I know this is an old thread, but I figured I'd weigh since I've recently done some personal experimenting with this. Bottom line, I agree with this quote, it is personal.

 

I know there can be a lot to say for the numbers and the science, but those numbers also need to account for who is swinging the club and how strong they are.

 

I just added 70g to the butt end of my driver and I love it. I have lost a little yardage, but I'd much rather his the ball 285 more consistently in the fairway than 295/300 in the rough or OB.

I am also 6'3", 230 so that much weight doesn't mean as much to me as it would for others. So, again...it's personal.

 

I also experimented with weights between 40-70g, went on the high end because I couldn't really feel much difference with the lighter weights. I haven't added any weight to my irons yet, but will when I get a new set. But with those I'll go closer to the 40g since I don't hit them as inconsistently as I did with my unweighted driver.

 

Would be interested in any feedback. Thanks.
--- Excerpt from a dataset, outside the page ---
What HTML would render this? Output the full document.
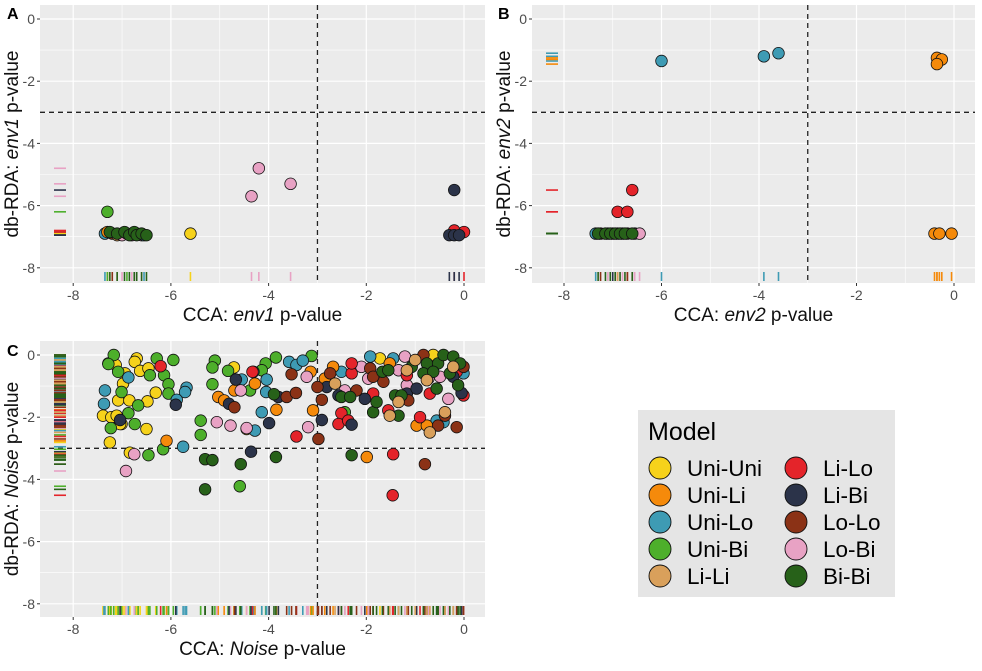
<!DOCTYPE html>
<html><head><meta charset="utf-8"><style>
body{margin:0;background:#fff;}
svg{display:block;font-family:"Liberation Sans",sans-serif;}
</style></head><body>
<svg id="fig" width="982" height="671" viewBox="0 0 982 671"></svg>
<script>
const groups=["Uni-Uni","Uni-Li","Uni-Lo","Uni-Bi","Li-Li","Li-Lo","Li-Bi","Lo-Lo","Lo-Bi","Bi-Bi"];
const colors=["#F6D21B","#F58A0B","#3E9BB4","#4DAF2B","#D9A05B","#E4242A","#2B3349","#8B3216","#E8A2C4","#276119"];
const xTicks=[-8,-6,-4,-2,0];
const yTicks=[0,-2,-4,-6,-8];
// panel A points: [cca, dbrda, groupIndex]
const ptsA=[[-7.35,-6.9,2],[-7.3,-6.85,1],[-7.2,-6.9,7],[-7.1,-6.95,4],[-7.0,-6.95,8],[-6.9,-6.9,3],[-6.8,-6.95,8],[-6.7,-6.9,7],[-6.6,-6.95,8],[-6.55,-6.95,2],[-7.3,-6.2,3],[-7.25,-6.85,9],[-7.1,-6.9,9],[-6.95,-6.85,9],[-6.85,-6.95,9],[-6.75,-6.85,9],[-6.7,-6.95,9],[-6.6,-6.9,9],[-6.5,-6.95,9],[-5.6,-6.9,0],[-4.2,-4.8,8],[-4.35,-5.7,8],[-3.55,-5.3,8],[-0.2,-5.5,6],[-0.2,-6.8,5],[0.0,-6.85,5],[-0.3,-6.95,6],[-0.2,-6.95,6],[-0.1,-6.95,6]];
const ptsB=[[-6.0,-1.35,2],[-3.9,-1.2,2],[-3.6,-1.1,2],[-0.35,-1.25,1],[-0.25,-1.3,1],[-0.35,-1.45,1],[-0.4,-6.9,1],[-0.3,-6.9,1],[-0.05,-6.9,1],[-6.6,-5.5,5],[-6.9,-6.2,5],[-6.7,-6.2,5],[-7.35,-6.9,2],[-7.25,-6.9,7],[-7.1,-6.9,8],[-7.0,-6.9,6],[-6.9,-6.9,4],[-6.8,-6.9,8],[-6.7,-6.9,7],[-6.55,-6.9,8],[-6.45,-6.9,8],[-7.3,-6.9,9],[-7.15,-6.9,9],[-7.05,-6.9,9],[-6.95,-6.9,9],[-6.85,-6.9,9],[-6.75,-6.9,9],[-6.6,-6.9,9]];
const ptsC=[
[-6.70,-0.11,0],[-6.74,-0.22,0],[-6.63,-0.51,0],[-6.46,-0.43,0],[-7.28,-0.27,0],[-7.13,-0.32,0],[-6.94,-0.59,0],[-6.98,-0.92,0],[-7.08,-1.46,0],[-6.85,-1.46,0],[-6.48,-1.49,0],[-6.31,-1.21,0],[-7.39,-1.95,0],[-7.22,-2.00,0],[-7.11,-1.95,0],[-7.01,-2.22,0],[-7.25,-2.81,0],[-6.50,-2.38,0],[-6.84,-3.14,0],[-7.04,-2.22,0],[-4.71,-0.40,0],[-4.45,-2.38,0],[-1.72,-0.11,0],[-0.63,0.00,0],
[-7.17,0.00,3],[-7.28,-0.29,3],[-7.08,-0.54,3],[-6.29,-0.11,3],[-5.95,-0.16,3],[-6.43,-0.65,3],[-6.14,-0.65,3],[-6.05,-0.94,3],[-6.05,-1.24,3],[-7.01,-1.19,3],[-6.67,-1.62,3],[-6.87,-1.87,3],[-6.74,-2.22,3],[-7.23,-2.35,3],[-5.39,-2.11,3],[-5.39,-2.57,3],[-6.16,-3.03,3],[-6.46,-3.22,3],[-5.10,-0.18,3],[-5.15,-0.40,3],[-5.15,-0.94,3],[-4.83,-0.51,3],[-4.38,-1.14,3],[-4.06,-0.27,3],[-4.14,-0.49,3],[-3.85,-0.08,3],[-3.12,-0.03,3],[-4.59,-4.22,3],[-2.44,-1.84,3],
[-7.35,-1.14,2],[-7.37,-1.57,2],[-6.87,-0.72,2],[-5.68,-1.05,2],[-5.71,-1.19,2],[-5.88,-1.44,2],[-5.75,-2.95,2],[-4.14,-1.84,2],[-4.28,-2.43,2],[-4.04,-0.79,2],[-4.05,-1.19,2],[-3.58,-0.22,2],[-3.43,-0.32,2],[-3.30,-0.18,2],[-4.55,-0.79,2],[-4.31,-0.54,2],[-1.92,-0.05,2],[-1.45,-0.11,2],[-2.51,-0.54,2],[-0.42,-2.16,2],[-0.56,-2.11,2],[-0.01,-0.59,2],
[-6.09,-2.76,1],[-5.03,-1.35,1],[-4.91,-1.46,1],[-4.70,-1.14,1],[-4.28,-0.92,1],[-3.84,-1.76,1],[-3.09,-1.78,1],[-3.14,-0.54,1],[-2.68,-0.38,1],[-1.99,-3.28,1],[-2.85,-0.76,1],[-0.97,-2.27,1],[-0.76,-2.27,1],[-1.52,-0.27,1],
[-6.92,-3.73,8],[-6.75,-3.19,8],[-5.06,-2.16,8],[-4.78,-2.27,8],[-4.45,-2.35,8],[-4.57,-1.14,8],[-3.19,-2.32,8],[-3.22,-0.70,8],[-2.44,-1.14,8],[-1.96,-0.76,8],[-2.10,-0.38,8],[-1.21,-0.05,8],[-1.34,-0.49,8],[-0.73,-0.76,8],[-0.49,-0.70,8],[-0.32,-1.41,8],[-1.17,-0.97,8],
[-6.21,-0.36,5],[-4.33,-0.54,5],[-3.43,-2.62,5],[-2.30,-0.59,5],[-2.51,-1.87,5],[-2.57,-2.22,5],[-2.37,-2.11,5],[-1.55,-1.78,5],[-1.45,-3.19,5],[-1.46,-4.51,5],[-0.90,-2.00,5],[-0.01,-1.30,5],[-0.70,-1.24,5],[-1.86,-1.24,5],[-2.30,-0.27,5],[-0.15,-0.54,5],[-1.17,-0.65,5],
[-7.04,-2.09,6],[-5.90,-1.60,6],[-4.67,-0.79,6],[-4.81,-1.57,6],[-4.36,-3.11,6],[-3.99,-2.19,6],[-3.80,-1.35,6],[-2.91,-2.09,6],[-2.30,-2.24,6],[-2.81,-1.03,6],[-2.57,-1.30,6],[-2.03,-1.41,6],[-1.17,-1.24,6],[-0.22,-0.70,6],[-0.97,-1.08,6],[-0.05,-1.22,6],
[-4.70,-1.68,7],[-3.53,-0.62,7],[-3.63,-1.35,7],[-3.44,-1.22,7],[-2.91,-1.44,7],[-2.98,-2.70,7],[-3.00,-1.03,7],[-2.74,-0.59,7],[-2.20,-1.14,7],[-1.92,-0.43,7],[-1.65,-0.86,7],[-1.14,-1.46,7],[-0.83,0.00,7],[-0.53,-2.27,7],[-0.39,-1.95,7],[-0.15,-2.32,7],[-0.80,-3.51,7],[-0.01,-0.38,7],[-1.86,-0.70,7],
[-5.30,-3.35,9],[-5.15,-3.38,9],[-4.57,-3.51,9],[-3.85,-3.28,9],[-3.89,-1.26,9],[-2.30,-3.22,9],[-2.51,-1.35,9],[-2.33,-1.35,9],[-1.86,-1.84,9],[-1.79,-1.51,9],[-1.41,-1.30,9],[-1.28,-1.30,9],[-1.34,-1.95,9],[-1.07,-0.38,9],[-0.76,-0.27,9],[-0.53,-0.27,9],[-0.42,0.00,9],[-0.22,-0.05,9],[-0.08,-0.27,9],[-0.56,-1.08,9],[-0.83,-0.59,9],[-0.29,-0.59,9],[-0.12,-0.97,9],[-0.63,-0.54,9],[-1.67,-0.54,9],[-1.55,-0.49,9],[-5.30,-4.32,9],
[-2.64,-0.92,4],[-1.52,-1.95,4],[-1.34,-1.51,4],[-0.70,-2.49,4],[-0.39,-1.84,4],[-1.17,-0.49,4],[-1.00,-0.16,4],[-0.76,-0.81,4],[-0.22,-0.38,4]
];
const NS="http://www.w3.org/2000/svg";
const svg=document.getElementById('fig');
function mk(tag,attrs,parent){const e=document.createElementNS(NS,tag);for(const k in attrs)e.setAttribute(k,attrs[k]);(parent||svg).appendChild(e);return e;}

function panel(cfg){
  const g=mk('g',{});
  
  
  const X=v=>cfg.x0+cfg.kx*v, Y=v=>cfg.y0-cfg.ky*v;
  const bg=mk('rect',{x:cfg.l,y:cfg.t,width:cfg.r-cfg.l,height:cfg.b-cfg.t,fill:'#ebebeb'},g);
  
  
  for(let i=0;i<xTicks.length-1;i++){const m=(xTicks[i]+xTicks[i+1])/2;mk('line',{x1:X(m),x2:X(m),y1:cfg.t,y2:cfg.b,stroke:'#fff','stroke-width':0.6},g);}
  for(let i=0;i<yTicks.length-1;i++){const m=(yTicks[i]+yTicks[i+1])/2;mk('line',{x1:cfg.l,x2:cfg.r,y1:Y(m),y2:Y(m),stroke:'#fff','stroke-width':0.6},g);}
  xTicks.forEach(v=>{
    mk('line',{x1:X(v),x2:X(v),y1:cfg.t,y2:cfg.b,stroke:'#fff','stroke-width':1.2},g);
    mk('line',{x1:X(v),x2:X(v),y1:cfg.b,y2:cfg.b+3,stroke:'#333','stroke-width':1},g);
    const t=mk('text',{x:X(v),y:cfg.b+17,'text-anchor':'middle','font-size':14,fill:'#4d4d4d'},g);t.textContent=v;
    
    
  });
  yTicks.forEach(v=>{
    mk('line',{x1:cfg.l,x2:cfg.r,y1:Y(v),y2:Y(v),stroke:'#fff','stroke-width':1.2},g);
    mk('line',{x1:cfg.l-3,x2:cfg.l,y1:Y(v),y2:Y(v),stroke:'#333','stroke-width':1},g);
    const t=mk('text',{x:cfg.l-5,y:Y(v)+5,'text-anchor':'end','font-size':14,fill:'#4d4d4d'},g);t.textContent=v;
    
    
  });
  const hl=mk('line',{x1:cfg.l,x2:cfg.r,y1:Y(-3),y2:Y(-3),stroke:'#222','stroke-width':1.3,'stroke-dasharray':'5 4'},g);
  
  
  const vl=mk('line',{x1:X(-3),x2:X(-3),y1:cfg.t,y2:cfg.b,stroke:'#222','stroke-width':1.3,'stroke-dasharray':'5 4'},g);
  
  
  cfg.pts.forEach(p=>{
    const rb=mk('line',{x1:X(p[0]),x2:X(p[0]),y1:cfg.b-11,y2:cfg.b-2,stroke:colors[p[2]],'stroke-width':1.6},g);
    
    
    const rl=mk('line',{x1:cfg.l+14,x2:cfg.l+26,y1:Y(p[1]),y2:Y(p[1]),stroke:colors[p[2]],'stroke-width':1.6},g);
    
    
  });
  cfg.pts.forEach(p=>{
    const c=mk('circle',{cx:X(p[0]),cy:Y(p[1]),r:5.8,fill:colors[p[2]],stroke:'#111','stroke-width':0.8},g);
    
    
  });
  const xt=mk('text',{x:(cfg.l+cfg.r)/2,y:cfg.b+38,'text-anchor':'middle','font-size':19,fill:'#111'},g);
  xt.innerHTML='CCA: <tspan font-style="italic">'+cfg.v+'</tspan> p-value';
  
  
  const cy=(cfg.t+cfg.b)/2, yx=cfg.l-22;
  const yt=mk('text',{x:yx,y:cy,'text-anchor':'middle','font-size':19,fill:'#111',transform:`rotate(-90 ${yx} ${cy})`},g);
  yt.innerHTML='db-RDA: <tspan font-style="italic">'+cfg.v+'</tspan> p-value';
  
  
  const lt=mk('text',{x:cfg.lx,y:cfg.ly,'font-size':16,'font-weight':'bold',fill:'#000'},g);lt.textContent=cfg.id;
  
  
}
panel({id:'A',v:'env1',l:40,r:485,t:5,b:283,x0:464,kx:48.85,y0:19,ky:31.1,pts:ptsA,lx:7,ly:19});
panel({id:'B',v:'env2',l:532,r:975,t:5,b:283,x0:954,kx:48.75,y0:19,ky:31.1,pts:ptsB,lx:498,ly:19});
panel({id:'C',v:'Noise',l:40,r:485,t:341,b:617,x0:464,kx:48.85,y0:355,ky:31.1,pts:ptsC,lx:7,ly:356});

const lg=mk('g',{});


mk('rect',{x:638,y:410,width:257,height:187,fill:'#e5e5e5'},lg);
const tt=mk('text',{x:648,y:440,'font-size':25,fill:'#000'},lg);tt.textContent='Model';


groups.forEach((gname,i)=>{
  const col=Math.floor(i/5), row=i%5;
  const cx=660+col*136, cy=468+row*27;
  const e=mk('g',{},lg);
  
  
  mk('circle',{cx:cx,cy:cy,r:11,fill:colors[i],stroke:'#111','stroke-width':0.9},e);
  const t=mk('text',{x:cx+27,y:cy+8,'font-size':22.5,fill:'#000'},e);t.textContent=gname;
});
</script>
</body></html>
Since you added weight to the butt, which is held in your hands, don't know if you will suffer any loss in speed, but you may suffer increased ball speed and increased distance... suffer well.

post #33 of 33

One thing I forgot to add.

I did all this on my own, didn't buy any counterweighted products that are offered for $10-$20 per club. I only spent about $5 on materials. Would only spend another $5 to weight all my clubs if I want.